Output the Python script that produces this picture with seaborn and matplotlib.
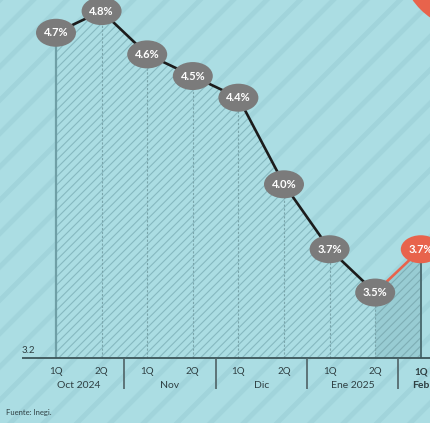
import matplotlib
matplotlib.use("Agg")
import matplotlib.pyplot as plt
import seaborn as sns
import pandas as pd
import numpy as np
from matplotlib.patches import Ellipse, Rectangle, Circle
from matplotlib.transforms import IdentityTransform

# ---- data ----
quincenas = ["1Q", "2Q", "1Q", "2Q", "1Q", "2Q", "1Q", "2Q", "1Q"]
months = ["Oct 2024", "Nov", "Dic", "Ene 2025", "Feb"]
values = [4.7, 4.8, 4.6, 4.5, 4.4, 4.0, 3.7, 3.5, 3.7]
base_value = 3.2
source = "Fuente: Inegi."

sns.set_theme(style="white")
plt.rcParams['font.family'] = ['Lato', 'DejaVu Sans']

BG = "#abdde3"
fig = plt.figure(figsize=(4.31, 4.23), dpi=100)
fig.patch.set_facecolor(BG)
ax = fig.add_axes([0, 0, 1, 1])
ax.set_facecolor(BG)

W, H = 431, 423
x0px, dxpx = 56, 45.6
y0px, dypx = 357.5, 216.5
ax.set_xlim(-x0px / dxpx, (W - x0px) / dxpx)
ax.set_ylim(base_value - (H - y0px) / dypx, base_value + y0px / dypx)
ax.axis("off")

df = pd.DataFrame({"x": np.arange(len(values)), "v": values})
n_obs = len(values) - 1  # last is highlighted (latest)

# background soft stripes
plt.rcParams['hatch.linewidth'] = 3.5
bg = Rectangle((0, 0), 1, 1, transform=ax.transAxes, facecolor=BG,
               edgecolor="#a1d4db", hatch="/", linewidth=0, zorder=0)
ax.add_patch(bg)

# hatched area under curve
plt.rcParams['hatch.linewidth'] = 0.8
hist = df.iloc[:n_obs]
ax.fill_between(hist["x"], base_value, hist["v"], facecolor=BG,
                edgecolor="#86b9c0", hatch="////", linewidth=0, zorder=1)
last = df.iloc[n_obs - 1:]
ax.fill_between(last["x"], base_value, last["v"], facecolor="#98ccd3",
                edgecolor="#7eaeb5", hatch="////", linewidth=0, zorder=1)

# vertical guide lines
for i, v in enumerate(values):
    if i == 0:
        ax.vlines(i, base_value, v, color="#6f9fa6", lw=1.6, zorder=2)
    elif i == len(values) - 1:
        ax.vlines(i, base_value, v, color="#4d6e73", lw=1.4, zorder=2)
    else:
        ax.vlines(i, base_value, v, color="#7aa6ac", lw=0.8,
                  linestyles=(0, (2, 1.5)), zorder=2)

# lines
sns.lineplot(data=hist, x="x", y="v", color="#1c1c1c", lw=1.9, ax=ax,
             zorder=3, legend=False)
sns.lineplot(data=last, x="x", y="v", color="#e8634c", lw=1.9, ax=ax,
             zorder=3, legend=False)

# bubbles
ew, eh = 40 / dxpx, 28 / dypx
for i, v in enumerate(values):
    col = "#e8634c" if i == len(values) - 1 else "#7b7b7b"
    ax.add_patch(Ellipse((i, v), ew, eh, facecolor=col, edgecolor="none",
                         zorder=4))
    ax.text(i, v, f"{v:.1f}%", ha="center", va="center", color="white",
            fontsize=8, fontweight="bold", zorder=5)

# baseline
ax.hlines(base_value, -34 / dxpx, len(values), color="#3d5559", lw=1.3,
          zorder=3)
ax.text(-34 / dxpx, base_value + 3 / dypx, f"{base_value:.1f}", ha="left",
        va="bottom", fontsize=7, color="#2f3f42")

# x labels
for i, q in enumerate(quincenas):
    bold = i == len(quincenas) - 1
    ax.text(i, base_value - 14 / dypx, q, ha="center", va="center",
            fontsize=7, color="#2f3f42", fontweight="bold" if bold else "normal")
for m, name in enumerate(months):
    xc = 2 * m + 0.5 if m < len(months) - 1 else 2 * m
    bold = m == len(months) - 1
    ax.text(xc, base_value - 28 / dypx, name, ha="center", va="center",
            fontsize=7.5, color="#2f3f42",
            fontweight="bold" if bold else "normal")
for m in range(len(months) - 1):
    ax.vlines(2 * m + 1.5, base_value - 31 / dypx, base_value,
              color="#4f6266", lw=1.2, zorder=3)

ax.text(6 / W, 1 - 412 / H, source, transform=ax.transAxes, ha="left",
        va="center", fontsize=5.5, color="#2f3f42")

# decorative red circle partly visible at the top right
fig.patches.append(Circle((470, H + 40), 70, transform=IdentityTransform(),
                          facecolor="#e8634c", edgecolor="none", zorder=10))

fig.savefig("out.png", dpi=100, facecolor=BG)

########

Objective: Leave out the pictures and repeat the lines from the start of the material through the line with "from matplotlib.transforms import", inclusive.

Result for this exercise:
Output the Python script that produces this picture with seaborn and matplotlib.
import matplotlib
matplotlib.use("Agg")
import matplotlib.pyplot as plt
import seaborn as sns
import pandas as pd
import numpy as np
from matplotlib.patches import Ellipse, Rectangle, Circle
from matplotlib.transforms import IdentityTransform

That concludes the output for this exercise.